Exercise description: Leave out any picture and return the remaining listing below exactly as given.

Material:
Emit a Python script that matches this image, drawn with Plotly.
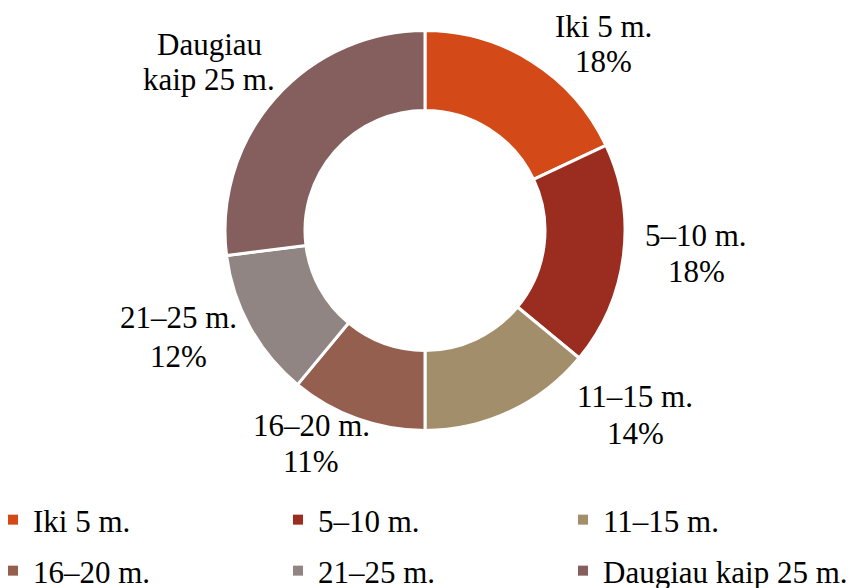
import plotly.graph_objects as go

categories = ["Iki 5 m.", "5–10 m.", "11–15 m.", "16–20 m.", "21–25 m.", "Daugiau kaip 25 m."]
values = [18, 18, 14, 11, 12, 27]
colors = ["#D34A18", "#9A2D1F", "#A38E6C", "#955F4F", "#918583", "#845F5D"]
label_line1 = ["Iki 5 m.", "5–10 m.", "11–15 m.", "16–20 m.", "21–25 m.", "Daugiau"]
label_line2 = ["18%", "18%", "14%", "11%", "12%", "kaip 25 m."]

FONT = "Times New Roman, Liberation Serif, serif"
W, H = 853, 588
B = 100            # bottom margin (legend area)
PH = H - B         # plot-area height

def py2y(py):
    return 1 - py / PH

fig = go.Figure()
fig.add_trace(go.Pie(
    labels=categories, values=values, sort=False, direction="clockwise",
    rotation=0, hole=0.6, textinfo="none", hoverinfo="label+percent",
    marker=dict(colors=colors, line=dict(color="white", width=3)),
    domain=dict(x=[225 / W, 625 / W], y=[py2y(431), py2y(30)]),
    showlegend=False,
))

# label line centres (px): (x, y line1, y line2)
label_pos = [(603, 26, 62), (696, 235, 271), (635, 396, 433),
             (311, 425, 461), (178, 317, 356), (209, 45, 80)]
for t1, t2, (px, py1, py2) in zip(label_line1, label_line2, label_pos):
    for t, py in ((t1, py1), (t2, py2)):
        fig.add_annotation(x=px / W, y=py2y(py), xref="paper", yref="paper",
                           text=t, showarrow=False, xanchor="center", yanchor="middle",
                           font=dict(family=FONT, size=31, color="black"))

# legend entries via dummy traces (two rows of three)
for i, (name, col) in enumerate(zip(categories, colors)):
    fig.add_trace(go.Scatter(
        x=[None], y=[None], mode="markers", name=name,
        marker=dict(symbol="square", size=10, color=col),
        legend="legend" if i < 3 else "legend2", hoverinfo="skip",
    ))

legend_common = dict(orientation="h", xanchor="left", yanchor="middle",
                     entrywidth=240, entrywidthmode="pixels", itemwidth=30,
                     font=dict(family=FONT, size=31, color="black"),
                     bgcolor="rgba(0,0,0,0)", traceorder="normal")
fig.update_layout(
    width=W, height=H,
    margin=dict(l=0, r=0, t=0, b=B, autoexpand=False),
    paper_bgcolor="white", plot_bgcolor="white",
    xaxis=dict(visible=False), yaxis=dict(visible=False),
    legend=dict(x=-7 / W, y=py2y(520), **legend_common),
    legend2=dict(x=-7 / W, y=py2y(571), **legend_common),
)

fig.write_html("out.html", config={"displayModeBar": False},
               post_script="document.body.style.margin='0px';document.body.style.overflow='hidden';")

Exercise result:
Emit a Python script that matches this image, drawn with Plotly.
import plotly.graph_objects as go

categories = ["Iki 5 m.", "5–10 m.", "11–15 m.", "16–20 m.", "21–25 m.", "Daugiau kaip 25 m."]
values = [18, 18, 14, 11, 12, 27]
colors = ["#D34A18", "#9A2D1F", "#A38E6C", "#955F4F", "#918583", "#845F5D"]
label_line1 = ["Iki 5 m.", "5–10 m.", "11–15 m.", "16–20 m.", "21–25 m.", "Daugiau"]
label_line2 = ["18%", "18%", "14%", "11%", "12%", "kaip 25 m."]

FONT = "Times New Roman, Liberation Serif, serif"
W, H = 853, 588
B = 100            # bottom margin (legend area)
PH = H - B         # plot-area height

def py2y(py):
    return 1 - py / PH

fig = go.Figure()
fig.add_trace(go.Pie(
    labels=categories, values=values, sort=False, direction="clockwise",
    rotation=0, hole=0.6, textinfo="none", hoverinfo="label+percent",
    marker=dict(colors=colors, line=dict(color="white", width=3)),
    domain=dict(x=[225 / W, 625 / W], y=[py2y(431), py2y(30)]),
    showlegend=False,
))

# label line centres (px): (x, y line1, y line2)
label_pos = [(603, 26, 62), (696, 235, 271), (635, 396, 433),
             (311, 425, 461), (178, 317, 356), (209, 45, 80)]
for t1, t2, (px, py1, py2) in zip(label_line1, label_line2, label_pos):
    for t, py in ((t1, py1), (t2, py2)):
        fig.add_annotation(x=px / W, y=py2y(py), xref="paper", yref="paper",
                           text=t, showarrow=False, xanchor="center", yanchor="middle",
                           font=dict(family=FONT, size=31, color="black"))

# legend entries via dummy traces (two rows of three)
for i, (name, col) in enumerate(zip(categories, colors)):
    fig.add_trace(go.Scatter(
        x=[None], y=[None], mode="markers", name=name,
        marker=dict(symbol="square", size=10, color=col),
        legend="legend" if i < 3 else "legend2", hoverinfo="skip",
    ))

legend_common = dict(orientation="h", xanchor="left", yanchor="middle",
                     entrywidth=240, entrywidthmode="pixels", itemwidth=30,
                     font=dict(family=FONT, size=31, color="black"),
                     bgcolor="rgba(0,0,0,0)", traceorder="normal")
fig.update_layout(
    width=W, height=H,
    margin=dict(l=0, r=0, t=0, b=B, autoexpand=False),
    paper_bgcolor="white", plot_bgcolor="white",
    xaxis=dict(visible=False), yaxis=dict(visible=False),
    legend=dict(x=-7 / W, y=py2y(520), **legend_common),
    legend2=dict(x=-7 / W, y=py2y(571), **legend_common),
)

fig.write_html("out.html", config={"displayModeBar": False},
               post_script="document.body.style.margin='0px';document.body.style.overflow='hidden';")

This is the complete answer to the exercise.